Stored data
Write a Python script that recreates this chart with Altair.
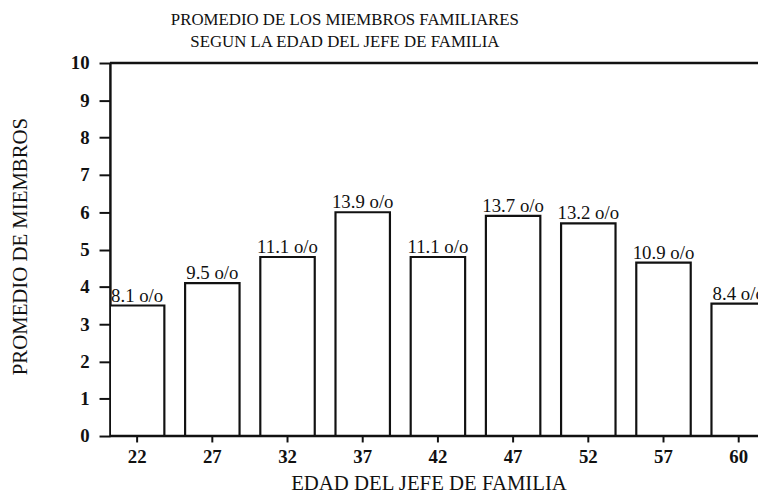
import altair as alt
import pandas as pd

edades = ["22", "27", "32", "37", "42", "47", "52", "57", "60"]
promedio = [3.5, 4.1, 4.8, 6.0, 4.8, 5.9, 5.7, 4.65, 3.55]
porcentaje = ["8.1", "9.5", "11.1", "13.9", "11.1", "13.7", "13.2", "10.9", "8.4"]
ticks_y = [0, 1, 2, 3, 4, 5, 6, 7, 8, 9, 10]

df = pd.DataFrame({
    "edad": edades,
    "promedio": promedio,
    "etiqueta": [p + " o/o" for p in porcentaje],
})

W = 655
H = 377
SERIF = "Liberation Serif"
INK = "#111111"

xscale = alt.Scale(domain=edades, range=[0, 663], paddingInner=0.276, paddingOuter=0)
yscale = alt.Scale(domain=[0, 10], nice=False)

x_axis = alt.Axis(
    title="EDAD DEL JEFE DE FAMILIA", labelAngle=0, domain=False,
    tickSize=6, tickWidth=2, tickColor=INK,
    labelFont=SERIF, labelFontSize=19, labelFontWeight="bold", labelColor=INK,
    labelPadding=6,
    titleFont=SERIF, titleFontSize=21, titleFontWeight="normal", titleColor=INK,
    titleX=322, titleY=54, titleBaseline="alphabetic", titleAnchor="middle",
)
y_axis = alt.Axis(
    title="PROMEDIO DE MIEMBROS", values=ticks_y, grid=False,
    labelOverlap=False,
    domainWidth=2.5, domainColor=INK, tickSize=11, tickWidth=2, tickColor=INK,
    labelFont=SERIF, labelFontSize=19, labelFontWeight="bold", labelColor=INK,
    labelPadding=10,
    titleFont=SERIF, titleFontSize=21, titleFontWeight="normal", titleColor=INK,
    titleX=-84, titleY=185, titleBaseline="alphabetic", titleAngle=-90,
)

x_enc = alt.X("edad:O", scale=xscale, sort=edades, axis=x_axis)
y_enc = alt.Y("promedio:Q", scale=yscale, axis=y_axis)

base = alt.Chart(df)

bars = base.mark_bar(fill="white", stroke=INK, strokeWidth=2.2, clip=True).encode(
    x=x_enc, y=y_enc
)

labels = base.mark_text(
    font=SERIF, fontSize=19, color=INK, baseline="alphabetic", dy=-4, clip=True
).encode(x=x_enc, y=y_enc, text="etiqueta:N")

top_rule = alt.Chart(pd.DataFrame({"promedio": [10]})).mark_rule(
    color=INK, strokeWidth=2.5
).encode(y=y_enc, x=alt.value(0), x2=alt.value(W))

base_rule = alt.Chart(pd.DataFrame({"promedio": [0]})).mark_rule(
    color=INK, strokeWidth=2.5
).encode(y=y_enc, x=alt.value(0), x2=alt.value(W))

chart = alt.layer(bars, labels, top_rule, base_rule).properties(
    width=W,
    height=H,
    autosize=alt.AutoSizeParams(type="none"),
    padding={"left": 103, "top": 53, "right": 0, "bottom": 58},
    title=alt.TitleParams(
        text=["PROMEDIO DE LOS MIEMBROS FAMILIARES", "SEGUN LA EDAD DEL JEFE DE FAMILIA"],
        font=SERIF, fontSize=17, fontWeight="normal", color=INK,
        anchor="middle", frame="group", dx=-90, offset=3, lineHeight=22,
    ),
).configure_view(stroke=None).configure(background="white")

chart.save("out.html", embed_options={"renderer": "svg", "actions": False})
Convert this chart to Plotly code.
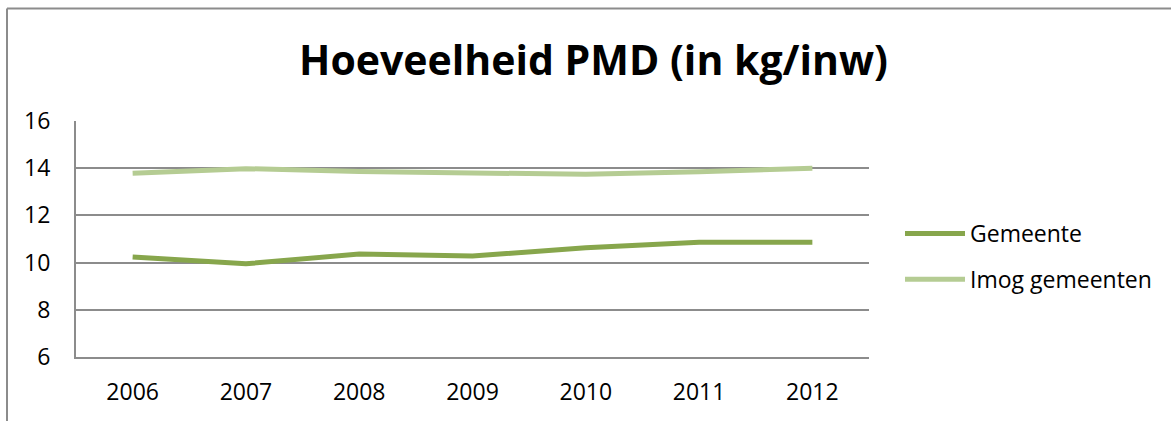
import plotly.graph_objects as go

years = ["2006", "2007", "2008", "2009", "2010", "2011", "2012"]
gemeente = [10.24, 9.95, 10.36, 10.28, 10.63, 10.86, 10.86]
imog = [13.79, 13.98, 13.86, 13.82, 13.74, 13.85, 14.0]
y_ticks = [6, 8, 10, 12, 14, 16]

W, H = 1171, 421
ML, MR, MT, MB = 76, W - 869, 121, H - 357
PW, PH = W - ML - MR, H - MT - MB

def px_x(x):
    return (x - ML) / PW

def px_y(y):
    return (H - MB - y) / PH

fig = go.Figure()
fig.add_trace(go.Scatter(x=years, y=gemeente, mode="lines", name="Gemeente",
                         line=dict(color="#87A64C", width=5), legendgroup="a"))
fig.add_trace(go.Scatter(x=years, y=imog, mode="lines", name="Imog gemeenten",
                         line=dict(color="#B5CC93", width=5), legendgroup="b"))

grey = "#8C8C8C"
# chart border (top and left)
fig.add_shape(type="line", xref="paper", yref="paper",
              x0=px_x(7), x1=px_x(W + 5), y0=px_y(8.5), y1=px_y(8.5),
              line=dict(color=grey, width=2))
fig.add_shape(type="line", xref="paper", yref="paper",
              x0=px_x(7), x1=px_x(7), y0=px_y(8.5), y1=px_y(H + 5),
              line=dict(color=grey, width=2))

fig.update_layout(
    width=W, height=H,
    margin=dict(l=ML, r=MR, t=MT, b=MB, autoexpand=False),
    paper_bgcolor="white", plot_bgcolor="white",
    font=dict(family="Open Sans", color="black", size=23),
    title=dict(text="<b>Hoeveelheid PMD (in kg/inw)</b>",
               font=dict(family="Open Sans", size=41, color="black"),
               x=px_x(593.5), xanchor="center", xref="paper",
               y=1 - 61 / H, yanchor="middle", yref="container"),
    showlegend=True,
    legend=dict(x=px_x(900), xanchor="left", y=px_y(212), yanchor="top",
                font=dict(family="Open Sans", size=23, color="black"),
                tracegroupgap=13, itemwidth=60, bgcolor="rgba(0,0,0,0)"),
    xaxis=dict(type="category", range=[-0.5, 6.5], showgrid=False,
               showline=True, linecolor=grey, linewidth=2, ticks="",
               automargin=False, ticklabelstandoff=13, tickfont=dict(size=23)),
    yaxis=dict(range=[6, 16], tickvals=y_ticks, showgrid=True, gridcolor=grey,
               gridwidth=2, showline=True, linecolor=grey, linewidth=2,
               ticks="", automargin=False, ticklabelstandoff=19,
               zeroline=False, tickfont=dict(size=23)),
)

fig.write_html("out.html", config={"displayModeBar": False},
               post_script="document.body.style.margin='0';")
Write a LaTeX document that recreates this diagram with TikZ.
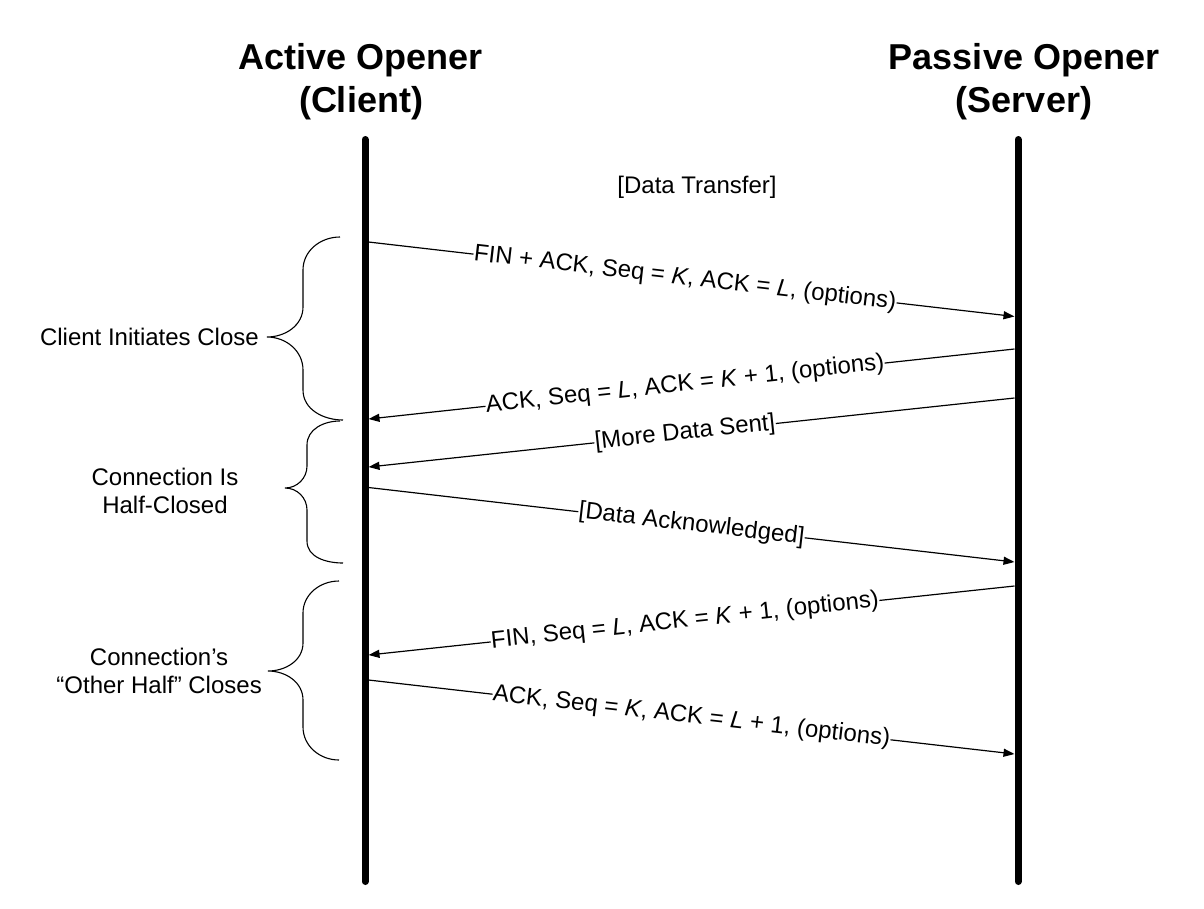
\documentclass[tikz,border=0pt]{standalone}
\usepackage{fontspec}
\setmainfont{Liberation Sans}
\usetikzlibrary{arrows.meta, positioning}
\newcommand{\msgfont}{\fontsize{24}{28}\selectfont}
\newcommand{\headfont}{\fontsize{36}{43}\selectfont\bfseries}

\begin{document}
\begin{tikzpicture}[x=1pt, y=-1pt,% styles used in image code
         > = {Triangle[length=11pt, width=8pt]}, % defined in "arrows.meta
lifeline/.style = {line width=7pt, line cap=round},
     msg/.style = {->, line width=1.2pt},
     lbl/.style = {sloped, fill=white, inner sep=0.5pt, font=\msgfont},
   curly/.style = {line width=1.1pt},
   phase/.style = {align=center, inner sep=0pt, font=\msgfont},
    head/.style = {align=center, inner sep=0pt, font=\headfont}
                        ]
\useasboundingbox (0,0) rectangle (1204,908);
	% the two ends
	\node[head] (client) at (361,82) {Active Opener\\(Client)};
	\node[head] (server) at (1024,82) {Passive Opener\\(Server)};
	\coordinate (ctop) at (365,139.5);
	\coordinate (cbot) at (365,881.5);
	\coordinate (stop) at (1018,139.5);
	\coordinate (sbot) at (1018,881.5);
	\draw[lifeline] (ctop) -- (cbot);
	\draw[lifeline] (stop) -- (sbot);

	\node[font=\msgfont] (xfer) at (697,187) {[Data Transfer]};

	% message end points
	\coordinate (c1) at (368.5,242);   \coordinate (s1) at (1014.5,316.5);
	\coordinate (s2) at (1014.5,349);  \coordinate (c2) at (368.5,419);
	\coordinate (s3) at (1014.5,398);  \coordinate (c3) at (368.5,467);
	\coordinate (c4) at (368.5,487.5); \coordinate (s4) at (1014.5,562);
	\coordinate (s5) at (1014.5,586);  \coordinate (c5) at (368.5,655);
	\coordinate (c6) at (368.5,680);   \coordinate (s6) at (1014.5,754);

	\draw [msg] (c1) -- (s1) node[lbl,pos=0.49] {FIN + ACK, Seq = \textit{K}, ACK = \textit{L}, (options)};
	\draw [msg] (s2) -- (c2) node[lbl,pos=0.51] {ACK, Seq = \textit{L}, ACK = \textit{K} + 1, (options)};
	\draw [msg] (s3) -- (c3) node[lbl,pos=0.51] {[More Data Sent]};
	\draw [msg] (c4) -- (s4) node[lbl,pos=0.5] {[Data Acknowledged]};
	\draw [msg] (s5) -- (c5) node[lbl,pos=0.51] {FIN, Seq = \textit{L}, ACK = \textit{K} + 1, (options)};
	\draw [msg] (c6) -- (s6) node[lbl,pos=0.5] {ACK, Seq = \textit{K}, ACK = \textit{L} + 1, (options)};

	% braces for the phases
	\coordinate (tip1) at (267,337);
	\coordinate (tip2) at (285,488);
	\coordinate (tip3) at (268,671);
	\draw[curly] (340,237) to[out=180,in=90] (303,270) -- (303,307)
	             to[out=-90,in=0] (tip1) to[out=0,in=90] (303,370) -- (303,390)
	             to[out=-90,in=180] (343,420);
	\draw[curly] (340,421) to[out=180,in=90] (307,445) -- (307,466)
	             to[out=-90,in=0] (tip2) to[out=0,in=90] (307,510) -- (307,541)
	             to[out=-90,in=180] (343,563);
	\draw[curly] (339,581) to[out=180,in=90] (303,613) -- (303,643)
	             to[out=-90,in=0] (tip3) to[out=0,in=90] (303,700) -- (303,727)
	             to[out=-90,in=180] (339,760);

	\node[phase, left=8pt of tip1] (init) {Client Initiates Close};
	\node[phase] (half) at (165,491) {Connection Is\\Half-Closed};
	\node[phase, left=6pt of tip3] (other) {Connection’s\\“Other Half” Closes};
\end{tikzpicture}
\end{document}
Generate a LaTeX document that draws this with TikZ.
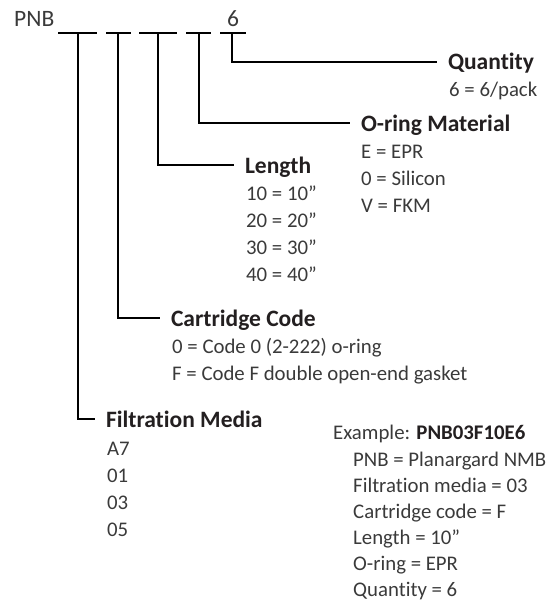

Instruction: Omitting all pictures, restate exactly the lines of the material from its start through the line that contains "ticks_y = [0, 1, 2, 3, 4, 5, 6, 7, 8, 9, 10]".

Exercise solution:
Write a Python script that recreates this chart with Altair.
import altair as alt
import pandas as pd

edades = ["22", "27", "32", "37", "42", "47", "52", "57", "60"]
promedio = [3.5, 4.1, 4.8, 6.0, 4.8, 5.9, 5.7, 4.65, 3.55]
porcentaje = ["8.1", "9.5", "11.1", "13.9", "11.1", "13.7", "13.2", "10.9", "8.4"]
ticks_y = [0, 1, 2, 3, 4, 5, 6, 7, 8, 9, 10]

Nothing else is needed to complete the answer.